I’m starting a new blog with this first postings knowing full well it’s a continuation of what I was doing earlier but stopped because unseen forces entered my life and caused an interruption. But interruption is not the same as full stop. Interruption means we learn to do the same thing a different way. Or perhaps with different people. Or in different places. I was full steam ahead with my former blog when the bottom dropped and as I sat staring at a screen of written words wondering how I was going to get them posted, a good friend comes along and informs me that she’s going to teach me how to do this myself (yes, I am not that computer savvy but am getting better, hence the saying you’re never too old to learn).

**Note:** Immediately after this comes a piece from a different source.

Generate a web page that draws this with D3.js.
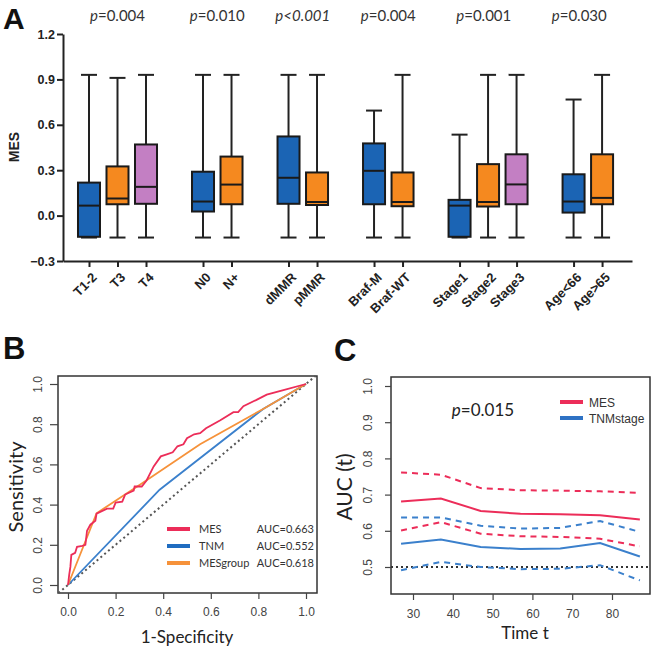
<!DOCTYPE html>
<html><head><meta charset="utf-8">
<script src="https://cdn.jsdelivr.net/npm/d3@7"></script>
<style>
html,body{margin:0;padding:0;background:#fff;}
svg{display:block;}
</style></head>
<body>
<svg id="fig" width="657" height="652"></svg>
<script>
// ---------------- Panel A data ----------------
const groups = ["T1-2","T3","T4","N0","N+","dMMR","pMMR","Braf-M","Braf-WT","Stage1","Stage2","Stage3","Age<66","Age>65"];
const slotIndex = [0,1,2,4,5,7,8,10,11,13,14,15,17,18];
const whiskerLow  = [-0.145,-0.145,-0.145,-0.145,-0.145,-0.145,-0.145,-0.145,-0.145,-0.145,-0.145,-0.145,-0.145,-0.145];
const q1          = [-0.140, 0.075, 0.078, 0.027, 0.075, 0.078, 0.070, 0.075, 0.062,-0.140, 0.060, 0.075, 0.020, 0.075];
const medians     = [ 0.066, 0.113, 0.190, 0.093, 0.205, 0.250, 0.090, 0.296, 0.090, 0.066, 0.090, 0.206, 0.093, 0.117];
const q3          = [ 0.218, 0.325, 0.470, 0.290, 0.390, 0.523, 0.285, 0.477, 0.285, 0.104, 0.340, 0.405, 0.273, 0.405];
const whiskerHigh = [ 0.930, 0.910, 0.930, 0.930, 0.930, 0.930, 0.930, 0.694, 0.930, 0.535, 0.930, 0.930, 0.767, 0.930];
const boxKind     = ["b","o","p","b","o","b","o","b","o","b","o","p","b","o"];
const yTicksA = [-0.3,0.0,0.3,0.6,0.9,1.2];
const pLabels = ["=0.004","=0.010","<0.001","=0.004","=0.001","=0.030"];
const pItalicAll = [false,false,true,false,false,false];
const pSlot = [1,4.5,7.5,10.5,13.85,17.2];

// ---------------- Panel B data ----------------
const rocMES_fpr = [0,0.005,0.01,0.014,0.03,0.038,0.06,0.073,0.08,0.094,0.115,0.12,0.164,0.19,0.2,0.228,0.24,0.276,0.28,0.31,0.33,0.36,0.39,0.415,0.44,0.46,0.485,0.5,0.53,0.555,0.58,0.64,0.695,0.715,0.737,0.79,0.835,0.905,1.0];
const rocMES_tpr = [0,0.05,0.09,0.15,0.16,0.19,0.195,0.20,0.27,0.30,0.32,0.355,0.38,0.38,0.41,0.415,0.45,0.47,0.49,0.49,0.52,0.59,0.64,0.65,0.66,0.69,0.70,0.73,0.75,0.755,0.78,0.82,0.86,0.86,0.89,0.92,0.947,0.97,1.0];
const rocTNM_fpr = [0,0.385,0.82,1.0];
const rocTNM_tpr = [0,0.474,0.876,1.0];
const rocGrp_fpr = [0,0.12,0.31,0.555,0.82,1.0];
const rocGrp_tpr = [0,0.357,0.505,0.70,0.876,1.0];
const rocNames = ["MES","TNM","MESgroup"];
const rocAUC = ["AUC=0.663","AUC=0.552","AUC=0.618"];
const ticksB = [0,0.2,0.4,0.6,0.8,1.0];

// ---------------- Panel C data ----------------
const timeT = [27,37,47,57,67,77,87];
const mesAUC   = [0.681,0.689,0.655,0.647,0.646,0.643,0.631];
const mesUpper = [0.761,0.755,0.718,0.712,0.711,0.709,0.705];
const mesLower = [0.601,0.624,0.592,0.585,0.583,0.578,0.557];
const tnmAUC   = [0.564,0.576,0.555,0.550,0.551,0.566,0.529];
const tnmUpper = [0.637,0.637,0.614,0.606,0.608,0.627,0.597];
const tnmLower = [0.491,0.514,0.500,0.494,0.495,0.505,0.463];
const xTicksC = [30,40,50,60,70,80];
const yTicksC = [0.5,0.6,0.7,0.8,0.9,1.0];
const legendC = ["MES","TNMstage"];

// ---------------- Styles ----------------
const colA = {b:"#1b64b4", o:"#f5891f", p:"#c37fc3"};
const cRed = "#ec2d59", cBlue = "#3b80cc", cOrange = "#f6923a";
const fontA = "'Liberation Sans', Arial, sans-serif";
const fontH = "Lato, 'Open Sans', sans-serif";

const svg = d3.select("#fig");

// ============ Panel A ============
const gA = svg.append("g");
const xA = d3.scaleLinear().domain([-0.912, 19.05]).range([63, 632]);
const yA = d3.scaleLinear().domain([-0.3, 1.2]).range([261, 34]);

gA.append("text").attr("x",3).attr("y",29).attr("font-family",fontA).attr("font-weight","bold")
  .attr("font-size",30).attr("fill","#111").text("A");

const yAxisA = d3.axisLeft(yA).tickValues(yTicksA).tickFormat(d3.format(".1f")).tickSize(6).tickSizeOuter(0);
const gyA = gA.append("g").attr("transform","translate(63,0)").call(yAxisA);
gyA.selectAll("path,line").attr("stroke","#222").attr("stroke-width",2);
gyA.selectAll("text").attr("font-family",fontA).attr("font-weight","bold").attr("font-size",12.5).attr("fill","#222").attr("x",-8);

const xAxisA = d3.axisBottom(xA).tickValues(slotIndex).tickFormat((d,i)=>groups[i]).tickSize(6).tickSizeOuter(0);
const gxA = gA.append("g").attr("transform","translate(0,261)").call(xAxisA);
gxA.selectAll("path,line").attr("stroke","#222").attr("stroke-width",2);
gxA.selectAll("text").attr("font-family",fontA).attr("font-weight","bold").attr("font-size",13).attr("fill","#222")
  .attr("text-anchor","end").attr("y",0).attr("dy","0.35em")
  .attr("transform","translate(5,14) rotate(-45)");

gA.append("text").attr("transform","translate(19,147) rotate(-90)").attr("text-anchor","middle")
  .attr("font-family",fontA).attr("font-weight","bold").attr("font-size",14).attr("fill","#222").text("MES");

const boxW = 22, capW = 16;
groups.forEach((g,i)=>{
  const cx = xA(slotIndex[i]);
  const bg = gA.append("g");
  bg.append("line").attr("x1",cx).attr("x2",cx).attr("y1",yA(whiskerHigh[i])).attr("y2",yA(q3[i])).attr("stroke","#222").attr("stroke-width",2);
  bg.append("line").attr("x1",cx).attr("x2",cx).attr("y1",yA(q1[i])).attr("y2",yA(whiskerLow[i])).attr("stroke","#222").attr("stroke-width",2);
  bg.append("line").attr("x1",cx-capW/2).attr("x2",cx+capW/2).attr("y1",yA(whiskerHigh[i])).attr("y2",yA(whiskerHigh[i])).attr("stroke","#222").attr("stroke-width",2);
  bg.append("line").attr("x1",cx-capW/2).attr("x2",cx+capW/2).attr("y1",yA(whiskerLow[i])).attr("y2",yA(whiskerLow[i])).attr("stroke","#222").attr("stroke-width",2);
  bg.append("rect").attr("x",cx-boxW/2).attr("width",boxW).attr("y",yA(q3[i])).attr("height",yA(q1[i])-yA(q3[i]))
    .attr("fill",colA[boxKind[i]]).attr("stroke","#1a1a1a").attr("stroke-width",2);
  bg.append("line").attr("x1",cx-boxW/2).attr("x2",cx+boxW/2).attr("y1",yA(medians[i])).attr("y2",yA(medians[i])).attr("stroke","#1a1a1a").attr("stroke-width",2);
});

pLabels.forEach((p,i)=>{
  const t = gA.append("text").attr("x",xA(pSlot[i])).attr("y",21).attr("text-anchor","middle")
    .attr("font-family",fontH).attr("font-size",15).attr("fill","#333");
  t.append("tspan").attr("font-style","italic").text("p");
  t.append("tspan").attr("font-style",pItalicAll[i]?"italic":"normal").text(p);
});

// ============ Panel B ============
const gB = svg.append("g");
const xB = d3.scaleLinear().domain([0,1]).range([68,306]);
const yB = d3.scaleLinear().domain([0,1]).range([585,384]);
gB.append("text").attr("x",3).attr("y",359).attr("font-family",fontA).attr("font-weight","bold")
  .attr("font-size",31).attr("fill","#111").text("B");
gB.append("rect").attr("x",58).attr("y",376).attr("width",259).attr("height",217).attr("fill","none").attr("stroke","#333").attr("stroke-width",1.5);

const gxB = gB.append("g").attr("transform","translate(0,593)").call(d3.axisBottom(xB).tickValues(ticksB).tickFormat(d3.format(".1f")).tickSize(6).tickSizeOuter(0));
gxB.select("path").remove();
gxB.selectAll("line").attr("stroke","#444").attr("stroke-width",1.2);
gxB.selectAll("text").attr("font-family",fontA).attr("font-size",12).attr("fill","#444").attr("y",14);
const gyB = gB.append("g").attr("transform","translate(58,0)").call(d3.axisLeft(yB).tickValues(ticksB).tickFormat(d3.format(".1f")).tickSize(8).tickSizeOuter(0));
gyB.select("path").remove();
gyB.selectAll("line").attr("stroke","#444").attr("stroke-width",1.2);
gyB.selectAll("text").attr("font-family",fontA).attr("font-size",12).attr("fill","#444")
  .attr("x",0).attr("dy",0).attr("text-anchor","middle").attr("transform","translate(-16,0) rotate(-90)");

gB.append("text").attr("x",187).attr("y",643).attr("text-anchor","middle").attr("font-family",fontH).attr("font-size",17).attr("fill","#222").text("1-Specificity");
gB.append("text").attr("transform","translate(23,487) rotate(-90)").attr("text-anchor","middle").attr("font-family",fontH).attr("font-size",20).attr("fill","#222").text("Sensitivity");

gB.append("line").attr("x1",xB(-0.04)).attr("y1",yB(-0.04)).attr("x2",xB(1.04)).attr("y2",yB(1.04))
  .attr("stroke","#555").attr("stroke-width",2).attr("stroke-dasharray","2,3");
const lineB = d3.line().x(d=>xB(d[0])).y(d=>yB(d[1]));
gB.append("path").datum(d3.zip(rocTNM_fpr,rocTNM_tpr)).attr("d",lineB).attr("fill","none").attr("stroke",cBlue).attr("stroke-width",1.8);
gB.append("path").datum(d3.zip(rocGrp_fpr,rocGrp_tpr)).attr("d",lineB).attr("fill","none").attr("stroke",cOrange).attr("stroke-width",1.8);
gB.append("path").datum(d3.zip(rocMES_fpr,rocMES_tpr)).attr("d",lineB).attr("fill","none").attr("stroke",cRed).attr("stroke-width",1.8);

const legColB = [cRed,"#1f6cc0",cOrange];
rocNames.forEach((n,i)=>{
  const y = 529 + i*17;
  gB.append("line").attr("x1",167).attr("x2",190).attr("y1",y).attr("y2",y).attr("stroke",legColB[i]).attr("stroke-width",4);
  gB.append("text").attr("x",199).attr("y",y+4).attr("font-family",fontH).attr("font-size",11).attr("fill","#333").text(n);
  gB.append("text").attr("x",314).attr("y",y+4).attr("text-anchor","end").attr("font-family",fontH).attr("font-size",11).attr("fill","#333").text(rocAUC[i]);
});

// ============ Panel C ============
const gC = svg.append("g");
const xC = d3.scaleLinear().domain([30,80]).range([413,612]);
const yC = d3.scaleLinear().domain([0.5,1.0]).range([567,386]);
gC.append("text").attr("x",334).attr("y",361).attr("font-family",fontA).attr("font-weight","bold")
  .attr("font-size",31).attr("fill","#111").text("C");
gC.append("rect").attr("x",391).attr("y",377).attr("width",259).attr("height",217).attr("fill","none").attr("stroke","#333").attr("stroke-width",1.5);

const gxC = gC.append("g").attr("transform","translate(0,594)").call(d3.axisBottom(xC).tickValues(xTicksC).tickSize(6).tickSizeOuter(0));
gxC.select("path").remove();
gxC.selectAll("line").attr("stroke","#444").attr("stroke-width",1.2);
gxC.selectAll("text").attr("font-family",fontA).attr("font-size",12).attr("fill","#444").attr("y",15);
const gyC = gC.append("g").attr("transform","translate(391,0)").call(d3.axisLeft(yC).tickValues(yTicksC).tickFormat(d3.format(".1f")).tickSize(6).tickSizeOuter(0));
gyC.select("path").remove();
gyC.selectAll("line").attr("stroke","#444").attr("stroke-width",1.2);
gyC.selectAll("text").attr("font-family",fontA).attr("font-size",12).attr("fill","#444")
  .attr("x",0).attr("dy",0).attr("text-anchor","middle").attr("transform","translate(-19,0) rotate(-90)");

gC.append("text").attr("x",525).attr("y",639).attr("text-anchor","middle").attr("font-family",fontH).attr("font-size",17).attr("fill","#222").text("Time t");
gC.append("text").attr("transform","translate(352,487) rotate(-90)").attr("text-anchor","middle").attr("font-family",fontH).attr("font-size",21).attr("fill","#222").text("AUC (t)");

gC.append("line").attr("x1",391).attr("x2",650).attr("y1",yC(0.5)).attr("y2",yC(0.5)).attr("stroke","#333").attr("stroke-width",2).attr("stroke-dasharray","2,3");
const lineC = d3.line().x((d,i)=>xC(timeT[i])).y(d=>yC(d));
const seriesC = [
  [tnmLower,cBlue,true],[tnmUpper,cBlue,true],[tnmAUC,cBlue,false],
  [mesLower,cRed,true],[mesUpper,cRed,true],[mesAUC,cRed,false]
];
seriesC.forEach(([vals,col,dashed])=>{
  gC.append("path").datum(vals).attr("d",lineC).attr("fill","none").attr("stroke",col).attr("stroke-width",2)
    .attr("stroke-dasharray",dashed?"6,5":null);
});

const pt = gC.append("text").attr("x",483).attr("y",416).attr("text-anchor","middle").attr("font-family",fontH).attr("font-size",17).attr("fill","#222");
pt.append("tspan").attr("font-style","italic").text("p");
pt.append("tspan").text("=0.015");

[cRed,"#2e72c4"].forEach((c,i)=>{
  const y = 402 + i*16;
  gC.append("line").attr("x1",560).attr("x2",583).attr("y1",y).attr("y2",y).attr("stroke",c).attr("stroke-width",4);
  gC.append("text").attr("x",589).attr("y",y+4.5).attr("font-family",fontA).attr("font-size",12).attr("fill","#333").text(legendC[i]);
});
</script>
</body></html>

But then, what about those things we purposely shove out of our lives only to have them resurrect, seemingly out of the blue, because that original desire was lurking below the surface waiting for the right time to poke us. This happened to me when I landed on the sidewalks of NYC wanting to be involved in the performing arts world of music. A few years after making some menial attempts of making this work, I abandoned it all for a life of survival. I worked in an office, I married, had a child, divorced 27 years later only to then have that old music and writing urge pop back up. That was 40 years later. It was like it never left but this time it came back in a different form but it was still music and it was still writing. How does that happen? Basically it happens because when you have a dream it never goes away no matter what happens in the ensuing years. It’s gonna come back and look you straight in the face and say “I’m baaaaaaack. Of course, I never really left. You just pretended I did.”
And so life goes on. We stop doing things, then we start doing them again realizing the obvious - that it is the same stuff. Are we amazed it works this way? Probably. Should we be? No. It’s how just the Universe, who knows our true desires, works in our lives.

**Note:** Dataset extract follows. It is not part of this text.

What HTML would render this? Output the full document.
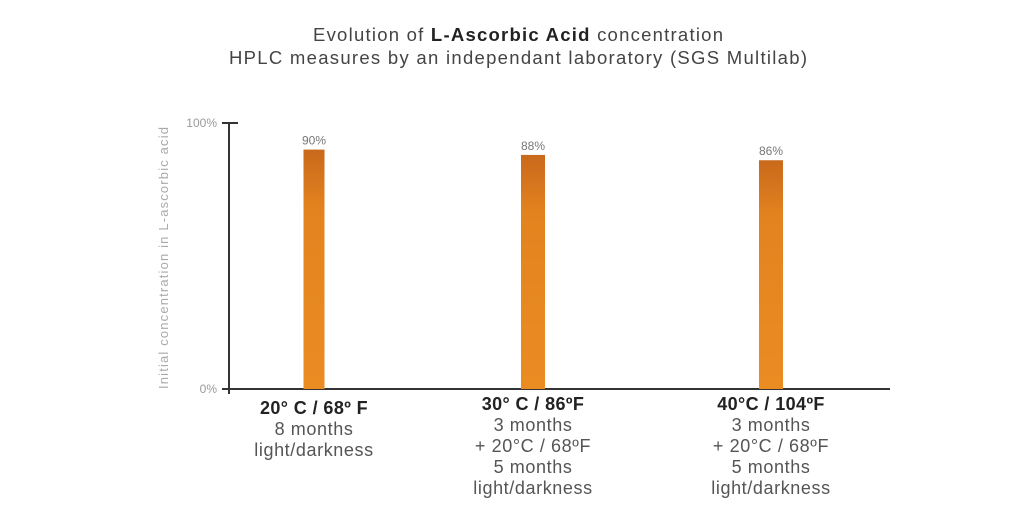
<!DOCTYPE html>
<html><head><meta charset="utf-8"><style>
body{margin:0;background:#fff;width:1018px;height:510px;overflow:hidden;font-family:"Liberation Sans",sans-serif}
</style></head><body>
<svg id="c" width="1018" height="510" xmlns="http://www.w3.org/2000/svg">
<defs><linearGradient id="g" x1="0" y1="0" x2="0" y2="1"><stop offset="0" stop-color="#c9691c"/><stop offset="0.25" stop-color="#e3831f"/><stop offset="1" stop-color="#ea8c22"/></linearGradient></defs>
<text x="518" y="41" text-anchor="middle" font-size="18.5" fill="#444" textLength="410" lengthAdjust="spacing">Evolution of <tspan font-weight="bold" fill="#222">L-Ascorbic Acid</tspan> concentration</text>
<text x="518" y="64" text-anchor="middle" font-size="18.5" fill="#444" textLength="578" lengthAdjust="spacing">HPLC measures by an independant laboratory (SGS Multilab)</text>
<text transform="translate(168,258) rotate(-90)" text-anchor="middle" font-size="13" fill="#aaa" textLength="262" lengthAdjust="spacing">Initial concentration in L-ascorbic acid</text>
<line x1="229" y1="123" x2="229" y2="394" stroke="#333" stroke-width="2"/>
<line x1="222" y1="389" x2="890" y2="389" stroke="#333" stroke-width="2"/>
<line x1="222" y1="123" x2="238" y2="123" stroke="#333" stroke-width="2"/>
<text x="217" y="127" text-anchor="end" font-size="12" fill="#999">100%</text>
<text x="217" y="393" text-anchor="end" font-size="12" fill="#999">0%</text>
<g id="bars"></g>
</svg>
<script>
const categories=["20° C / 68º F","30° C / 86ºF","40°C / 104ºF"];
const values=[90,88,86];
const valueLabels=["90%","88%","86%"];
const subLabels=[["8 months","light/darkness"],["3 months","+ 20°C / 68ºF","5 months","light/darkness"],["3 months","+ 20°C / 68ºF","5 months","light/darkness"]];
const NS="http://www.w3.org/2000/svg";
const y0=389,y100=123;
function yScale(v){return y0-(y0-y100)*v/100;}
const centers=[314,533,771];
function xScale(i){return centers[i];}
const g=document.getElementById('bars');
categories.forEach((c,i)=>{
  const cx=xScale(i),w=i===0?21:24,top=yScale(values[i]);
  const r=document.createElementNS(NS,'rect');
  
  
  r.setAttribute('x',cx-w/2);r.setAttribute('y',top);r.setAttribute('width',w);r.setAttribute('height',y0-top);r.setAttribute('fill','url(#g)');
  g.appendChild(r);
  const t=document.createElementNS(NS,'text');
  
  
  t.setAttribute('x',cx);t.setAttribute('y',top-5);t.setAttribute('text-anchor','middle');t.setAttribute('font-size','12');t.setAttribute('fill','#777');
  t.textContent=valueLabels[i];g.appendChild(t);
  const startY=i===0?414:410;
  const h=document.createElementNS(NS,'text');
  
  
  h.setAttribute('x',cx);h.setAttribute('y',startY);h.setAttribute('text-anchor','middle');h.setAttribute('font-size','18');h.setAttribute('font-weight','bold');h.setAttribute('fill','#222');h.setAttribute('letter-spacing','0.4');
  h.textContent=c;g.appendChild(h);
  subLabels[i].forEach((s,j)=>{
    const st=document.createElementNS(NS,'text');
    
    
    st.setAttribute('x',cx);st.setAttribute('y',startY+21*(j+1));st.setAttribute('text-anchor','middle');st.setAttribute('font-size','18');st.setAttribute('fill','#555');st.setAttribute('letter-spacing','0.6');
    st.textContent=s;g.appendChild(st);
  });
});
</script>
</body></html>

So, today and in this place, I begin again a new blog because it’s want I want to do. I love writing whether it’s blogs, songs, affirmations, books, plays, emails, notes, letters. It is all the same to me. I realized during that lull how much I missed writing and it only took some people nudging me forward again and extending a helping hand. They were my answer and that, too, is how the Universe works. Then sometimes the Universe sends us a surprise fixing that bottom and we can pick up where we left off. In this case, I haven’t had to learn the steps I didn’t know before which allows me the time to still write while learning.

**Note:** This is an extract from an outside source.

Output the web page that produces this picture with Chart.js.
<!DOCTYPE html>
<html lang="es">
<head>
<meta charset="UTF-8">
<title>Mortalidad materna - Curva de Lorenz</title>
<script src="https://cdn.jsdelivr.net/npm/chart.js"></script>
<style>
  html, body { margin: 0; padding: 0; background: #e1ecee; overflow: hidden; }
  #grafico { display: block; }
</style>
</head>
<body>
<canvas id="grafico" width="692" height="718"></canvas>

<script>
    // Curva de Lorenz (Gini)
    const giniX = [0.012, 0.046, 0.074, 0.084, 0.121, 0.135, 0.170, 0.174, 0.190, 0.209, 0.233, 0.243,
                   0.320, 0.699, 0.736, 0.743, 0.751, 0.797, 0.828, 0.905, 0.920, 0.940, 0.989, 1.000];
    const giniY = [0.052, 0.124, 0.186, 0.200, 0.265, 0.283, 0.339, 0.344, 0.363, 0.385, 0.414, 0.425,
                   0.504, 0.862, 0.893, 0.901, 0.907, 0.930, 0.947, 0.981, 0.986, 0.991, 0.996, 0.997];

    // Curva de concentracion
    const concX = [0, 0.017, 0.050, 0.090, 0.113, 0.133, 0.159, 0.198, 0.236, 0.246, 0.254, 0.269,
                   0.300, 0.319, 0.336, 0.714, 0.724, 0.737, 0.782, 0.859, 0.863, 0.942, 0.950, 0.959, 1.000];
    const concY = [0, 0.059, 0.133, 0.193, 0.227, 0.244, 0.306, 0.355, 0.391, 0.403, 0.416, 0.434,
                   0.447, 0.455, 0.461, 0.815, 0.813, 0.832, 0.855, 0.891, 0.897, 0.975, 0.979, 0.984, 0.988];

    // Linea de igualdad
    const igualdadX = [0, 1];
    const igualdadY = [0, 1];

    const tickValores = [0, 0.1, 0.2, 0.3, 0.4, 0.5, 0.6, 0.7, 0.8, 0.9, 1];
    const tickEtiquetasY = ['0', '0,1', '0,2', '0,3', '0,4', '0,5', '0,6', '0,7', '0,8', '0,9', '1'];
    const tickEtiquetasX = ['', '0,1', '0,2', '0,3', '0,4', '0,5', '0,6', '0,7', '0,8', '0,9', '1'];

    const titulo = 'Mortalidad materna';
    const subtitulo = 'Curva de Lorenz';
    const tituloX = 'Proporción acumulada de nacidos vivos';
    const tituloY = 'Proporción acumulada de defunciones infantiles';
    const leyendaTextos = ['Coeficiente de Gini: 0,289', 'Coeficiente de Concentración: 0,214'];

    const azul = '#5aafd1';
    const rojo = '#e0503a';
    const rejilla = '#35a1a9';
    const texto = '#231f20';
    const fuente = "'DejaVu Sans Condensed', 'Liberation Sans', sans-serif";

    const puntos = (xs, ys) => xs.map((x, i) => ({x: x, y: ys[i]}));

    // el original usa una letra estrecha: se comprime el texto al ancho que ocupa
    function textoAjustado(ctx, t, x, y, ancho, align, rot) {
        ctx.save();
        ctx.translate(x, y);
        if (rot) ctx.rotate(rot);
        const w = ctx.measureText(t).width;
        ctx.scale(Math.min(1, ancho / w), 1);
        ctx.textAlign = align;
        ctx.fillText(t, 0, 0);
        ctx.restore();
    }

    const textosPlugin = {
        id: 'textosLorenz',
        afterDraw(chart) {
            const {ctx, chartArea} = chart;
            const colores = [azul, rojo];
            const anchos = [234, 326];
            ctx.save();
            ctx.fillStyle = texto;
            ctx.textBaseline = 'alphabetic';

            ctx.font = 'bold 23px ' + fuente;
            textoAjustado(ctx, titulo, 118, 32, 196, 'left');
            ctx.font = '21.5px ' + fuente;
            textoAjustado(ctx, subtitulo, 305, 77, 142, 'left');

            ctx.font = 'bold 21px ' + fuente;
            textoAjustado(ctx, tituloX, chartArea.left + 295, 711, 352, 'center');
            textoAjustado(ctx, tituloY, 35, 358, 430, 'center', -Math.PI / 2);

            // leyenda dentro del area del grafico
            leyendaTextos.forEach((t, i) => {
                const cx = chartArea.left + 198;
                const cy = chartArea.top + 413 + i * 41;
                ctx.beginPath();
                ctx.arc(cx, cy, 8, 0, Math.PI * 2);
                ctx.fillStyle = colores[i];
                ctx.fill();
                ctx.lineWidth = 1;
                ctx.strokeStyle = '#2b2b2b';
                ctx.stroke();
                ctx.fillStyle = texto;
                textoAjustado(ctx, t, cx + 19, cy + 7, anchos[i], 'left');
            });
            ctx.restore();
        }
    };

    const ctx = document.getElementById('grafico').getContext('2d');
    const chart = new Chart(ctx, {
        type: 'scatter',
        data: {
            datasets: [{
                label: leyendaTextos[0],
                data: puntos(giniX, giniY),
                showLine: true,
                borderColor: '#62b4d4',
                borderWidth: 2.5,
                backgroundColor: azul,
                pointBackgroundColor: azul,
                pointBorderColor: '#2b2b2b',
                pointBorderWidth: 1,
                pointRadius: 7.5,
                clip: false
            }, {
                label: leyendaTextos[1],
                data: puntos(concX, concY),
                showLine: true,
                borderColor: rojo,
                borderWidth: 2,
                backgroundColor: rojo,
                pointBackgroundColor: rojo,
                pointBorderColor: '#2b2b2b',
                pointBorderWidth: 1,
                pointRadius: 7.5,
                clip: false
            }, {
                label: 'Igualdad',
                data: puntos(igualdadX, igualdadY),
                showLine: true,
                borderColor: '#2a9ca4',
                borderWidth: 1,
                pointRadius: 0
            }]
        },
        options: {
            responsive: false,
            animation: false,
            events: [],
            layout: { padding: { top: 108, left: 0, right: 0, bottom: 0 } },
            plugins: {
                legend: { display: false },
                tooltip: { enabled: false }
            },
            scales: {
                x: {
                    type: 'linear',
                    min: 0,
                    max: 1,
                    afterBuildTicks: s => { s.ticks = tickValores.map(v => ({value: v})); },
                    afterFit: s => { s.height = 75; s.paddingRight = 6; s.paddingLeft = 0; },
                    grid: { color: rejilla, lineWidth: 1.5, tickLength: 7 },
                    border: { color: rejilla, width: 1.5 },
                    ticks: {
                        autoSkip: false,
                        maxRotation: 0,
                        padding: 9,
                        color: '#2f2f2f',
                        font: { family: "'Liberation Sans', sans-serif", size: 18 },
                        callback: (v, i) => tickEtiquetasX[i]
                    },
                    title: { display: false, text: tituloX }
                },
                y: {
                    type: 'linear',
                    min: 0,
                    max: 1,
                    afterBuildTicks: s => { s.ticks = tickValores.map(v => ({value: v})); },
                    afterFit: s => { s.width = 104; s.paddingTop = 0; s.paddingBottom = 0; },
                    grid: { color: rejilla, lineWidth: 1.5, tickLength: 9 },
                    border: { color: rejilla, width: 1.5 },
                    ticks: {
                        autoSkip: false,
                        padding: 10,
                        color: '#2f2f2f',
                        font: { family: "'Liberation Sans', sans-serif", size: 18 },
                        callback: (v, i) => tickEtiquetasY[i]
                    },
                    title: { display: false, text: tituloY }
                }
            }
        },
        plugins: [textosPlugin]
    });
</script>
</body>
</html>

In closing, it might seem that this was about letting you know I am going to be writing again. But it was also a message to you to inform you that tossing your dreams aside and acting as if they mean nothing to you because things became difficult is not going to be an excuse you’re going to be allowed to use. Hey, if I can fess up to my meanderings, you can too and when you’re finished arguing with yourself and convincing yourself that I’m wrong, you can finally get back to what is calling your name. You’ll recognize it when it comes. It’s the same one you heard before but this time it just might be louder. Yeah, the Universe works that way too.